I think if you’re only ever posting feed content, you’ve lost them because they’re spending the majority of time on stories. I think of companies that don’t actually post that often on their grid, but they’re crazy active on stories, and I’m engaging with that.” (31:21)


Snapchat - This platform is primarily used for authentic interactions, similar to private stories on Instagram. It is littered with their everyday life. If you are looking to advertise through Snapchat, we recommend catering your content to fit their use of the platform.

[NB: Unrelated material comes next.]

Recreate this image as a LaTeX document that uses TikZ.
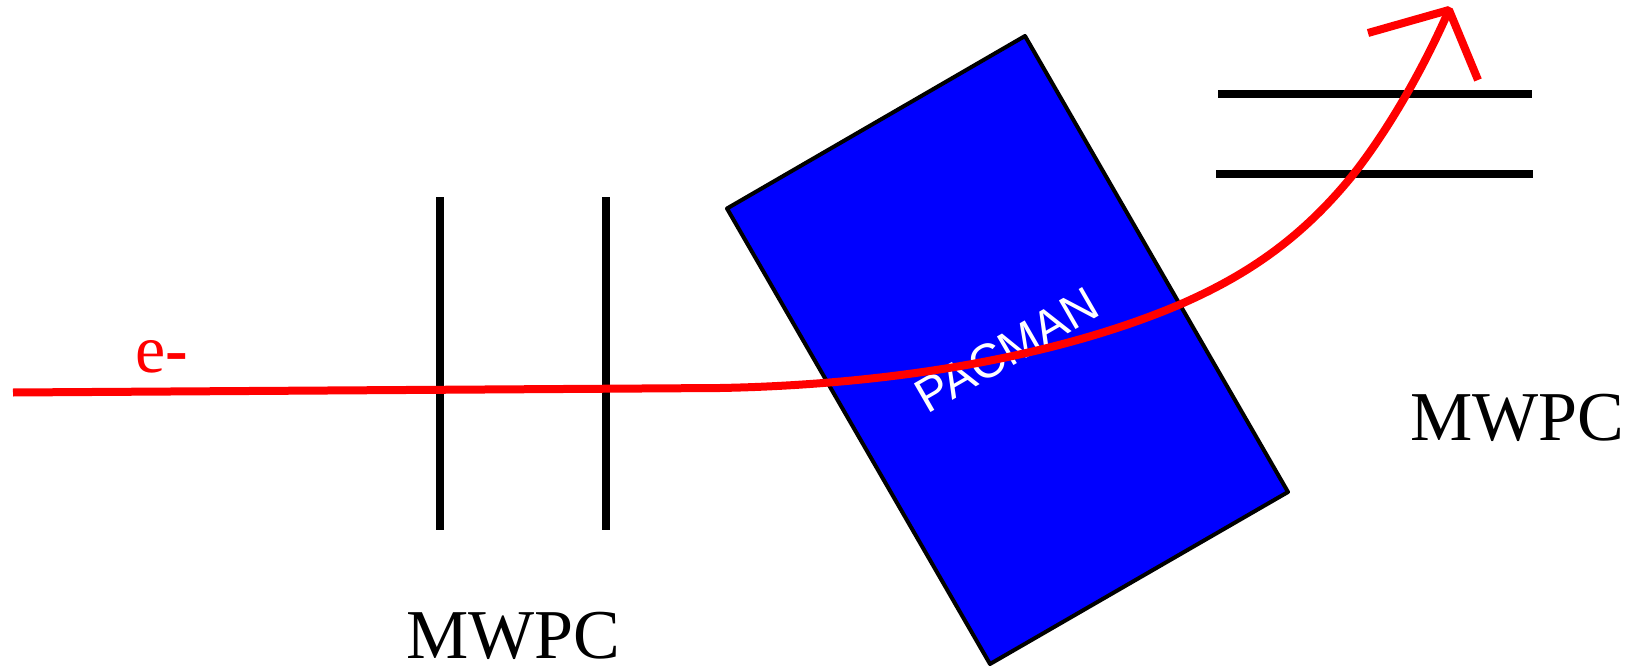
\documentclass[tikz,border=0pt]{standalone}
\usepackage{fontspec}
\setmainfont{Liberation Serif}
\newfontfamily\labelsans{Liberation Sans}
\tikzset{
  wire/.style={draw=black,line width=8pt},
  track/.style={draw=red,line width=8pt,line join=bevel},
  label/.style={inner sep=0pt,outer sep=0pt,font=\fontsize{70}{70}\selectfont},
}
\begin{document}
\begin{tikzpicture}[x=1pt,y=-1pt]
\useasboundingbox (0,0) rectangle (1625,666);
% magnet
\coordinate (c1) at (1025,36);
\coordinate (c2) at (727,208.5);
\coordinate (c3) at (990,664);
\coordinate (c4) at (1288,492);
\draw[fill=blue,draw=black,line width=4pt,line join=round] (c1) -- (c2) -- (c3) -- (c4) -- cycle;
\node[label,text=white,rotate=30,font=\labelsans\fontsize{48}{48}\selectfont] (pacman) at (1007,350) {PACMAN};
% chambers
\coordinate (a1) at (439.5,197); \coordinate (a2) at (439.5,530);
\coordinate (b1) at (606,197); \coordinate (b2) at (606,530);
\coordinate (d1) at (1218,94); \coordinate (d2) at (1532,94);
\coordinate (e1) at (1216,174); \coordinate (e2) at (1533,174);
\draw[wire] (a1) -- (a2);
\draw[wire] (b1) -- (b2);
\draw[wire] (d1) -- (d2);
\draw[wire] (e1) -- (e2);
% track
\coordinate (t0) at (13,392.5);
\coordinate (t1) at (720,388);
\coordinate (t2) at (1181,304);
\coordinate (t3) at (1352,176);
\coordinate (t4) at (1449,10);
\coordinate (h1) at (1368,33);
\coordinate (h2) at (1478,80);
\draw[track] (t0) -- (t1)
  .. controls (880,385) and (1050,360) .. (t2)
  .. controls (1245,276) and (1300,240) .. (t3)
  .. controls (1390,128) and (1425,65) .. (t4);
\draw[track] (h1) -- (t4) -- (h2);
% labels
\node[label,anchor=base,text=red,font=\fontsize{68}{68}\selectfont] (eminus) at (161.5,372) {e{\bfseries -}};
\node[label,anchor=base] (mwpc1) at (513,658) {MWPC};
\node[label,anchor=base] (mwpc2) at (1517,440) {MWPC};
\end{tikzpicture}
\end{document}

Twitter - You might think that Twitter is dead. However, the platform is still alive with young Millenials and Gen Z. Young adults use Twitter as a primary source of receiving news and engaging with brands that strategically use humor. There is a surprising amount of genuine interaction happening through Twitter, and if you find the right niche for your brand, it can be a highly effective avenue for reaching your Gen Z audience.


Facebook - This isn’t much of a secret, but Facebook has lost popularity with Gen Z. We do not recommend using it as an avenue to reach your young following.


A Strong Filter

One of the classic traits of a Gen Z stereotype is a short attention span, but Ava argues that Gen Z’s strong filter makes people think the generation cannot focus. Because the generation has grown up with so much technology, and subsequently, advertising, they are quick to write off content that does not grab their attention.


You have about eight seconds to impress me – eight seconds to tell me why I should be watching your content, and then I’m done.” (41:12)


When marketing to your young following, you must grab their attention immediately. If you don’t separate yourself from the crowd in a matter of seconds, you’ll be thrown to the wayside.



How are you adapting your market strategy to cater to Gen Z?